Personal Presence Practices
Sometimes we make ourselves sick with worry about things in the future, only to find that when that time arrives, those things never actually happen. When they do, most times they are nowhere near as dreadful as we had imagined they would be. If they are, they often become the catalyst for an important shift in our personal or professional lives.
In my attempt to release the unhelpful habits of stewing over things that happened in the past that I cannot change, or worrying about things that may never happen in the future, I’ve developed some strategies to bring me closer to mastering the moment.
Here are a few personal presence practices that will support you in living in the right now.
A Return to Self. My dear friend sent me an advent tea calendar as a gift for my birthday this year. It has little windows that I can open each day for 24 days with a new tea to try. As I did more research on the concept, I saw that there are all types of advent calendars with everything from wine, chocolate, and cookies, to scriptures and beauty products. Advent is defined as the arrival of a notable person, thing, or event. I’m going to use it to return to myself by having a daily teatime ritual where I am fully present in the moment as I sit and savor the fragrance, flavor, and warmth of the tea.

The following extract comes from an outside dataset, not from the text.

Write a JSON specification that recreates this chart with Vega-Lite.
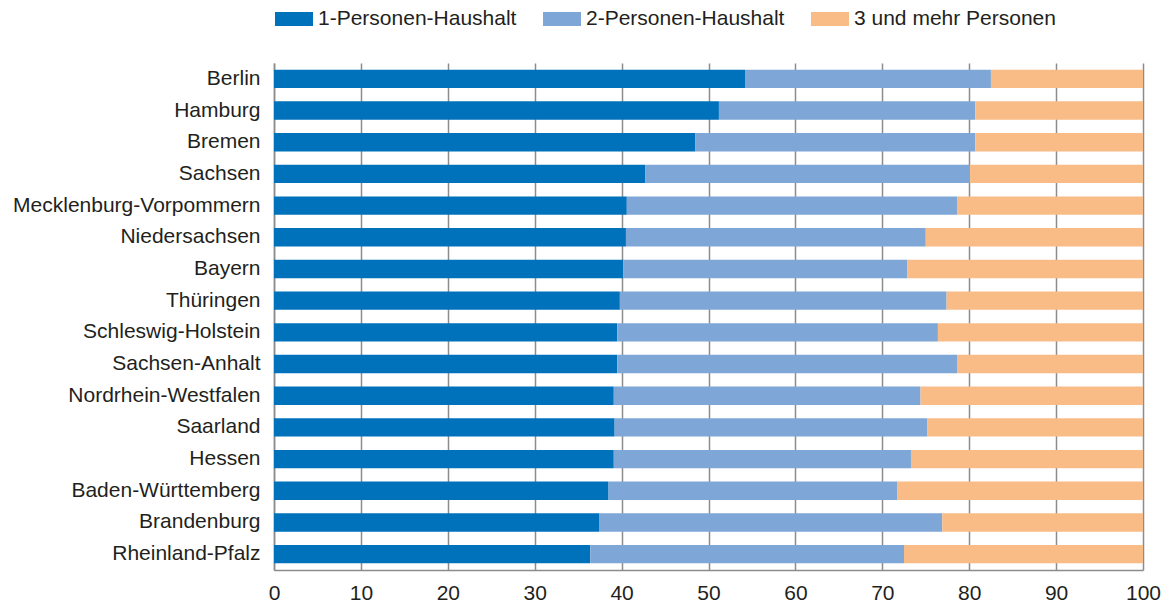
{
  "$schema": "https://vega.github.io/schema/vega-lite/v6.json",
  "width": 869,
  "height": 507,
  "autosize": {"type": "none"},
  "padding": {"left": 274, "top": 63, "right": 26, "bottom": 33},
  "background": "white",
  "config": {"view": {"stroke": null}, "font": "Liberation Sans"},
  "data": {
    "values": [
      {"Land": "Berlin", "Kategorie": "1-Personen-Haushalt", "k": 1, "Wert": 54.2},
      {"Land": "Berlin", "Kategorie": "2-Personen-Haushalt", "k": 2, "Wert": 28.3},
      {"Land": "Berlin", "Kategorie": "3 und mehr Personen", "k": 3, "Wert": 17.5},
      {"Land": "Hamburg", "Kategorie": "1-Personen-Haushalt", "k": 1, "Wert": 51.2},
      {"Land": "Hamburg", "Kategorie": "2-Personen-Haushalt", "k": 2, "Wert": 29.5},
      {"Land": "Hamburg", "Kategorie": "3 und mehr Personen", "k": 3, "Wert": 19.3},
      {"Land": "Bremen", "Kategorie": "1-Personen-Haushalt", "k": 1, "Wert": 48.5},
      {"Land": "Bremen", "Kategorie": "2-Personen-Haushalt", "k": 2, "Wert": 32.2},
      {"Land": "Bremen", "Kategorie": "3 und mehr Personen", "k": 3, "Wert": 19.3},
      {"Land": "Sachsen", "Kategorie": "1-Personen-Haushalt", "k": 1, "Wert": 42.7},
      {"Land": "Sachsen", "Kategorie": "2-Personen-Haushalt", "k": 2, "Wert": 37.4},
      {"Land": "Sachsen", "Kategorie": "3 und mehr Personen", "k": 3, "Wert": 19.9},
      {"Land": "Mecklenburg-Vorpommern", "Kategorie": "1-Personen-Haushalt", "k": 1, "Wert": 40.6},
      {"Land": "Mecklenburg-Vorpommern", "Kategorie": "2-Personen-Haushalt", "k": 2, "Wert": 38.0},
      {"Land": "Mecklenburg-Vorpommern", "Kategorie": "3 und mehr Personen", "k": 3, "Wert": 21.4},
      {"Land": "Niedersachsen", "Kategorie": "1-Personen-Haushalt", "k": 1, "Wert": 40.5},
      {"Land": "Niedersachsen", "Kategorie": "2-Personen-Haushalt", "k": 2, "Wert": 34.5},
      {"Land": "Niedersachsen", "Kategorie": "3 und mehr Personen", "k": 3, "Wert": 25.0},
      {"Land": "Bayern", "Kategorie": "1-Personen-Haushalt", "k": 1, "Wert": 40.2},
      {"Land": "Bayern", "Kategorie": "2-Personen-Haushalt", "k": 2, "Wert": 32.7},
      {"Land": "Bayern", "Kategorie": "3 und mehr Personen", "k": 3, "Wert": 27.1},
      {"Land": "Thüringen", "Kategorie": "1-Personen-Haushalt", "k": 1, "Wert": 39.8},
      {"Land": "Thüringen", "Kategorie": "2-Personen-Haushalt", "k": 2, "Wert": 37.6},
      {"Land": "Thüringen", "Kategorie": "3 und mehr Personen", "k": 3, "Wert": 22.6},
      {"Land": "Schleswig-Holstein", "Kategorie": "1-Personen-Haushalt", "k": 1, "Wert": 39.5},
      {"Land": "Schleswig-Holstein", "Kategorie": "2-Personen-Haushalt", "k": 2, "Wert": 36.9},
      {"Land": "Schleswig-Holstein", "Kategorie": "3 und mehr Personen", "k": 3, "Wert": 23.6},
      {"Land": "Sachsen-Anhalt", "Kategorie": "1-Personen-Haushalt", "k": 1, "Wert": 39.5},
      {"Land": "Sachsen-Anhalt", "Kategorie": "2-Personen-Haushalt", "k": 2, "Wert": 39.1},
      {"Land": "Sachsen-Anhalt", "Kategorie": "3 und mehr Personen", "k": 3, "Wert": 21.4},
      {"Land": "Nordrhein-Westfalen", "Kategorie": "1-Personen-Haushalt", "k": 1, "Wert": 39.1},
      {"Land": "Nordrhein-Westfalen", "Kategorie": "2-Personen-Haushalt", "k": 2, "Wert": 35.3},
      {"Land": "Nordrhein-Westfalen", "Kategorie": "3 und mehr Personen", "k": 3, "Wert": 25.6},
      {"Land": "Saarland", "Kategorie": "1-Personen-Haushalt", "k": 1, "Wert": 39.2},
      {"Land": "Saarland", "Kategorie": "2-Personen-Haushalt", "k": 2, "Wert": 36.0},
      {"Land": "Saarland", "Kategorie": "3 und mehr Personen", "k": 3, "Wert": 24.8},
      {"Land": "Hessen", "Kategorie": "1-Personen-Haushalt", "k": 1, "Wert": 39.1},
      {"Land": "Hessen", "Kategorie": "2-Personen-Haushalt", "k": 2, "Wert": 34.2},
      {"Land": "Hessen", "Kategorie": "3 und mehr Personen", "k": 3, "Wert": 26.7},
      {"Land": "Baden-Württemberg", "Kategorie": "1-Personen-Haushalt", "k": 1, "Wert": 38.5},
      {"Land": "Baden-Württemberg", "Kategorie": "2-Personen-Haushalt", "k": 2, "Wert": 33.2},
      {"Land": "Baden-Württemberg", "Kategorie": "3 und mehr Personen", "k": 3, "Wert": 28.3},
      {"Land": "Brandenburg", "Kategorie": "1-Personen-Haushalt", "k": 1, "Wert": 37.4},
      {"Land": "Brandenburg", "Kategorie": "2-Personen-Haushalt", "k": 2, "Wert": 39.5},
      {"Land": "Brandenburg", "Kategorie": "3 und mehr Personen", "k": 3, "Wert": 23.1},
      {"Land": "Rheinland-Pfalz", "Kategorie": "1-Personen-Haushalt", "k": 1, "Wert": 36.4},
      {"Land": "Rheinland-Pfalz", "Kategorie": "2-Personen-Haushalt", "k": 2, "Wert": 36.1},
      {"Land": "Rheinland-Pfalz", "Kategorie": "3 und mehr Personen", "k": 3, "Wert": 27.5}
    ]
  },
  "mark": {"type": "bar"},
  "encoding": {
    "y": {
      "field": "Land",
      "type": "nominal",
      "sort": ["Berlin", "Hamburg", "Bremen", "Sachsen", "Mecklenburg-Vorpommern", "Niedersachsen", "Bayern", "Thüringen", "Schleswig-Holstein", "Sachsen-Anhalt", "Nordrhein-Westfalen", "Saarland", "Hessen", "Baden-Württemberg", "Brandenburg", "Rheinland-Pfalz"],
      "title": null,
      "scale": {"paddingInner": 0.42, "paddingOuter": 0.21},
      "axis": {
        "domain": true,
        "domainColor": "#8c8c8c",
        "domainWidth": 1.5,
        "ticks": false,
        "grid": false,
        "labelFontSize": 21,
        "labelColor": "#231f20",
        "labelPadding": 14,
        "labelLimit": 0
      }
    },
    "x": {
      "field": "Wert",
      "type": "quantitative",
      "stack": "zero",
      "title": null,
      "scale": {"domain": [0, 100], "nice": false},
      "axis": {
        "values": [0, 10, 20, 30, 40, 50, 60, 70, 80, 90, 100],
        "grid": true,
        "gridColor": "#8c8c8c",
        "gridWidth": 1.5,
        "domainColor": "#8c8c8c",
        "domainWidth": 1.5,
        "ticks": false,
        "labelFontSize": 21,
        "labelColor": "#231f20",
        "labelPadding": 12,
        "labelFlush": false,
        "labelOverlap": false
      }
    },
    "color": {
      "field": "Kategorie",
      "type": "nominal",
      "scale": {
        "domain": ["1-Personen-Haushalt", "2-Personen-Haushalt", "3 und mehr Personen"],
        "range": ["#0072bc", "#7ea7d8", "#f9bc87"]
      },
      "legend": {
        "orient": "none",
        "direction": "horizontal",
        "legendX": 1,
        "legendY": -63,
        "title": null,
        "padding": 0,
        "symbolType": "M-1,-0.37H1V0.37H-1Z",
        "symbolSize": 1444,
        "symbolStrokeWidth": 0,
        "symbolOpacity": 1,
        "labelFontSize": 21,
        "labelColor": "#231f20",
        "labelOffset": 5,
        "labelLimit": 0,
        "columnPadding": 26
      }
    },
    "order": {"field": "k", "type": "quantitative"}
  }
}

What is one small way you can practice presence with yourself daily?
Your Self-Love Language. The Five Love Languages are often used in relation to how we feel loved by others, particularly in romantic relationships. What if we practiced our love language in the way that we relate to ourselves? My love language is Quality Time. I’ve taken this and coupled it with practices from The Artist’s Way by doing my daily morning pages and planning weekly artist dates. Instead of three pages of stream of consciousness writing as the author suggests, my morning pages are spent writing out my focus, schedule, intentions, and gratitude list in my Passion Planner Daily. My weekly artist dates include things like taking creative writing classes, going on walks in nature, and visits to the theater to see plays, or to museums to see the latest exhibits.
What is your self-love language and how might you make it a part of your daily or weekly routine?
Embrace Your Process. I’ve found that many of my clients are hard on themselves about procrastination. While procrastination may at times be a sign of some deeper inner work that needs to be done, I often invite them to consider a different idea. “What if procrastination is a part of your process?”
After being well into my professional career, I’ve learned that some of my best work has been produced the day of or the day before an event or deadline. I do research and take notes in the months and weeks leading up to events or content that I create, but I don’t force myself to finish far in advance. I’ve also released my attachments to perfection, what people will think, and the outcome. I’ve learned to trust the process and the people receiving my work to be in charge of their own learning and meaning making.
All of this has led me to a simple practice of taking things one day at a time. As I finish one project, I simply ask myself, “Ok, what’s next?” This keeps me grounded in the present and has tremendously reduced and even eliminated the depression that comes with fretting over how I could have done things differently in the past, or the anxiety that comes with trying to control what will happen in the future.
What parts of your process do you need to accept and embrace? What unhelpful practices do you need to release?
I am practicing presence with myself.
I am engaging with myself in the ways that make me feel the most loved.
I am accepting and embracing my unique processes that best support how I learn and engage.